Todos nós conhecemos e reconhecemos esses tipos e encontramo-los todos os dias, mas teremos sorte se nunca encontrarmos uma outra forma de exibição de status, que ocorre totalmente fora do âmbito dos eventos sociais ordinários: é a forma neoprimitiva, o homem que, levado a medidas desesperadas, reverte ao poder muscular primevo para demonstrar sua ascendência pessoal. É a categoria malandro/ladrão/estuprador: não o ladrão desesperado por dinheiro, não o estuprador desesperado por sexo, mas o homem desesperado, ainda que por breves momentos, por sentir a excitação do domínio violento sobre outro ser humano. O fato de ser domínio alcançado pelo meio mais brutal possível não o dissuade. Geralmente é tudo que ele tem capacidade de alcançar.
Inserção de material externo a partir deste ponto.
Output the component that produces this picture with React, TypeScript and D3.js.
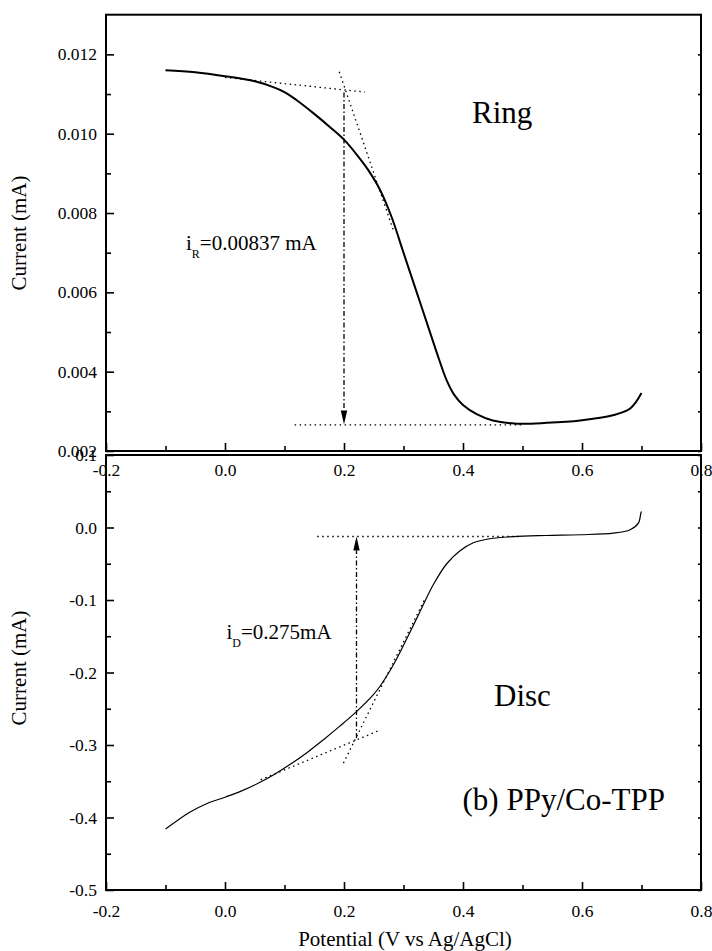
import React, { useEffect, useRef } from "react";
import * as d3 from "d3";

// potential axis (V vs Ag/AgCl)
const potentialTicks = [-0.2, 0.0, 0.2, 0.4, 0.6, 0.8];
const potentialMinor = [-0.1, 0.1, 0.3, 0.5, 0.7];

// ring panel
const ringTicks = [0.002, 0.004, 0.006, 0.008, 0.01, 0.012];
const ringMinor = [0.003, 0.005, 0.007, 0.009, 0.011];
const ringPotential = [-0.1, -0.05, 0.0, 0.05, 0.08, 0.1, 0.12, 0.15, 0.18, 0.2, 0.22, 0.24, 0.26, 0.28, 0.3, 0.32, 0.34, 0.36, 0.3726, 0.385, 0.4, 0.423, 0.45, 0.49, 0.541, 0.597, 0.652, 0.681, 0.7];
const ringCurrent = [0.0116, 0.01155, 0.01145, 0.01132, 0.01118, 0.01105, 0.01085, 0.0105, 0.01012, 0.00985, 0.0095, 0.0091, 0.0086, 0.0079, 0.007, 0.0061, 0.0052, 0.0043, 0.00378, 0.00342, 0.00316, 0.00293, 0.00277, 0.00269, 0.00271, 0.00277, 0.0029, 0.00307, 0.00346];
const ringTopTangent = [[0.0, 0.01142], [0.235, 0.01105]];
const ringSteepTangent = [[0.192, 0.01156], [0.283, 0.00756]];
const ringBaseline = [[0.117, 0.00266], [0.5, 0.00266]];
const ringArrow = [[0.2, 0.01104], [0.2, 0.00267]];

// disc panel
const discTicks = [-0.5, -0.4, -0.3, -0.2, -0.1, 0.0, 0.1];
const discMinor = [-0.45, -0.35, -0.25, -0.15, -0.05, 0.05];
const discPotential = [-0.1, -0.06, -0.031, 0.0, 0.026, 0.054, 0.082, 0.109, 0.137, 0.165, 0.193, 0.221, 0.249, 0.2605, 0.277, 0.2885, 0.3165, 0.333, 0.35, 0.3726, 0.395, 0.4173, 0.445, 0.4845, 0.54, 0.597, 0.6526, 0.681, 0.6947, 0.699, 0.7];
const discCurrent = [-0.416, -0.393, -0.381, -0.372, -0.364, -0.3535, -0.341, -0.327, -0.311, -0.293, -0.274, -0.254, -0.231, -0.219, -0.198, -0.181, -0.135, -0.107, -0.079, -0.05, -0.032, -0.021, -0.0155, -0.0125, -0.011, -0.01, -0.0078, -0.003, 0.006, 0.02, 0.022];
const discTopLine = [[0.155, -0.0124], [0.5, -0.0124]];
const discShallowTangent = [[0.06, -0.348], [0.262, -0.279]];
const discSteepTangent = [[0.199, -0.325], [0.335, -0.1]];
const discArrow = [[0.221, -0.2905], [0.221, -0.0124]];

const W = 712;
const H = 951;
const FONT = "Liberation Serif";

const hyphen = (f) => (d) => f(d).replace("\u2212", "-");

const App = () => {
  const ref = useRef(null);

  useEffect(() => {
    d3.select(ref.current).selectAll("*").remove();
    const svg = d3
      .select(ref.current)
      .append("svg")
      .attr("width", W)
      .attr("height", H)
      .attr("font-family", FONT)
      .style("position", "absolute")
      .style("left", 0)
      .style("top", 0)
      .style("background", "#fff");

    const x = d3.scaleLinear().domain([-0.2, 0.8]).range([106, 701]);
    const yRing = d3.scaleLinear().domain([0.002, 0.013]).range([451, 14.7]);
    const yDisc = d3.scaleLinear().domain([-0.5, 0.1]).range([890, 455]);

    const drawPanel = (y, ticks, minor, fmt, labelPad) => {
      const [yb, yt] = y.range();
      const g = svg.append("g");

      // frame
      g.append("rect")
        .attr("x", x.range()[0])
        .attr("y", yt)
        .attr("width", x.range()[1] - x.range()[0])
        .attr("height", yb - yt)
        .attr("fill", "none")
        .attr("stroke", "#000")
        .attr("stroke-width", 2);

      const left = g.append("g").attr("transform", `translate(${x.range()[0]},0)`);
      left.call(d3.axisLeft(y).tickValues(ticks).tickSize(-8).tickPadding(9).tickFormat(hyphen(fmt)));
      left.append("g").call(d3.axisLeft(y).tickValues(minor).tickSize(-5).tickFormat(() => ""));

      const right = g.append("g").attr("transform", `translate(${x.range()[1]},0)`);
      right.call(d3.axisRight(y).tickValues(ticks.concat(minor)).tickSize(-3).tickFormat(() => ""));

      const bottom = g.append("g").attr("transform", `translate(0,${yb})`);
      bottom.call(d3.axisBottom(x).tickValues(potentialTicks).tickSize(-8).tickPadding(labelPad).tickFormat(hyphen(d3.format(".1f"))));
      bottom.append("g").call(d3.axisBottom(x).tickValues(potentialMinor).tickSize(-5).tickFormat(() => ""));

      g.selectAll(".domain").remove();
      g.selectAll("g").attr("font-family", FONT).attr("font-size", 17.5);
      g.selectAll(".tick line").attr("stroke", "#000").attr("stroke-width", 1.6);
      g.selectAll(".tick text").attr("fill", "#000");
      return g;
    };

    drawPanel(yRing, ringTicks, ringMinor, d3.format(".3f"), 12.5);
    drawPanel(yDisc, discTicks, discMinor, d3.format(".1f"), 15);

    const line = (y) =>
      d3.line().x((d) => x(d[0])).y((d) => y(d[1]));

    // curves
    svg.append("path")
      .datum(ringPotential.map((p, i) => [p, ringCurrent[i]]))
      .attr("d", line(yRing).curve(d3.curveCatmullRom.alpha(0.5)))
      .attr("fill", "none")
      .attr("stroke", "#000")
      .attr("stroke-width", 2);

    svg.append("path")
      .datum(discPotential.map((p, i) => [p, discCurrent[i]]))
      .attr("d", line(yDisc).curve(d3.curveCatmullRom.alpha(0.5)))
      .attr("fill", "none")
      .attr("stroke", "#000")
      .attr("stroke-width", 1.2);

    // dotted construction lines
    const dotted = (pts, y) =>
      svg.append("path")
        .datum(pts)
        .attr("d", line(y))
        .attr("fill", "none")
        .attr("stroke", "#000")
        .attr("stroke-width", 1.3)
        .attr("stroke-dasharray", "1.5,3.5");

    dotted(ringTopTangent, yRing);
    dotted(ringSteepTangent, yRing);
    dotted(ringBaseline, yRing);
    dotted(discTopLine, yDisc);
    dotted(discShallowTangent, yDisc);
    dotted(discSteepTangent, yDisc);

    // dash-dot arrows
    const arrow = (pts, y) => {
      const x0 = x(pts[0][0]);
      const y0 = y(pts[0][1]);
      const y1 = y(pts[1][1]);
      const dir = y1 > y0 ? 1 : -1;
      const head = 14;
      svg.append("line")
        .attr("x1", x0).attr("y1", y0)
        .attr("x2", x0).attr("y2", y1 - dir * head)
        .attr("stroke", "#000")
        .attr("stroke-width", 1.3)
        .attr("stroke-dasharray", "5,2.5,1.5,2.5");
      svg.append("path")
        .attr("d", `M${x0},${y1} L${x0 - 3.2},${y1 - dir * head} L${x0 + 3.2},${y1 - dir * head} Z`)
        .attr("fill", "#000");
    };
    arrow(ringArrow, yRing);
    arrow(discArrow, yDisc);

    // annotations
    const label = (tx, ty, main, sub, rest, size) => {
      const t = svg.append("text")
        .attr("x", tx)
        .attr("y", ty)
        .attr("font-size", size)
        .attr("fill", "#000");
      t.append("tspan").text(main);
      t.append("tspan").attr("dy", 8).attr("font-size", 12).text(sub);
      t.append("tspan").attr("dy", -8).text(rest);
    };
    label(186, 250, "i", "R", "=0.00837 mA", 21);
    label(226.5, 638.5, "i", "D", "=0.275mA", 21);

    svg.append("text").attr("x", 472).attr("y", 123).attr("font-size", 31).text("Ring");
    svg.append("text").attr("x", 494).attr("y", 706).attr("font-size", 31).text("Disc");
    svg.append("text").attr("x", 462.5).attr("y", 810).attr("font-size", 31).text("(b) PPy/Co-TPP");

    // axis titles
    svg.append("text")
      .attr("transform", "translate(26,233) rotate(-90)")
      .attr("text-anchor", "middle")
      .attr("font-size", 21)
      .text("Current (mA)");
    svg.append("text")
      .attr("transform", "translate(26,668) rotate(-90)")
      .attr("text-anchor", "middle")
      .attr("font-size", 21)
      .text("Current (mA)");
    svg.append("text")
      .attr("x", 405)
      .attr("y", 946)
      .attr("text-anchor", "middle")
      .attr("font-size", 21)
      .text("Potential (V vs Ag/AgCl)");
  }, []);

  return <div ref={ref}></div>;
};

export default App;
No caso do estupro, essa necessidade frustrada de manifestar domínio é a causa mais comum. Um homem faminto de sexo pode, afinal de contas, encontrar uma prostituta que lhe satisfaça a necessidade sem muita dificuldade. O que o estuprador quer não é tanto alívio sexual, mas a total e abjeta sujeição da vítima, sua humilhação e degradação. Apenas se isso for extremo ele poderá experimentar um aumento temporário de status. É o status de sexo, que não é, de modo algum, um padrão exclusivamente humano de atividade. O sexo é usado desse modo por muitas outras espécies de primatas — como um método de exibir predominância. Para as outras espécies, tornou-se um processo altamente estilizado, com algumas arremetidas simbólicas da pélvis por parte do animal que monta, o qual sequer se preocupa com a penetração. De fato, o macaco ou o gorila "estupradores" podem ser tanto macho quanto fêmea, e o animal "violado" também pode ser de qualquer sexo. O importante é que o que está em cima é o dominante e o que está embaixo é o sujeito à dominação. Tragicamente, na nossa espécie, a estilização não existe, e o prosaico gesto do macaco ou do gorila se transforma num assalto traumático e brutalmente lesivo. Felizmente, para a maioria de nós, as exibições de status na vida social comum deixaram para trás o poder dos músculos e ingressaram no mundo restrito e complexo da troca verbal e do ritual visual.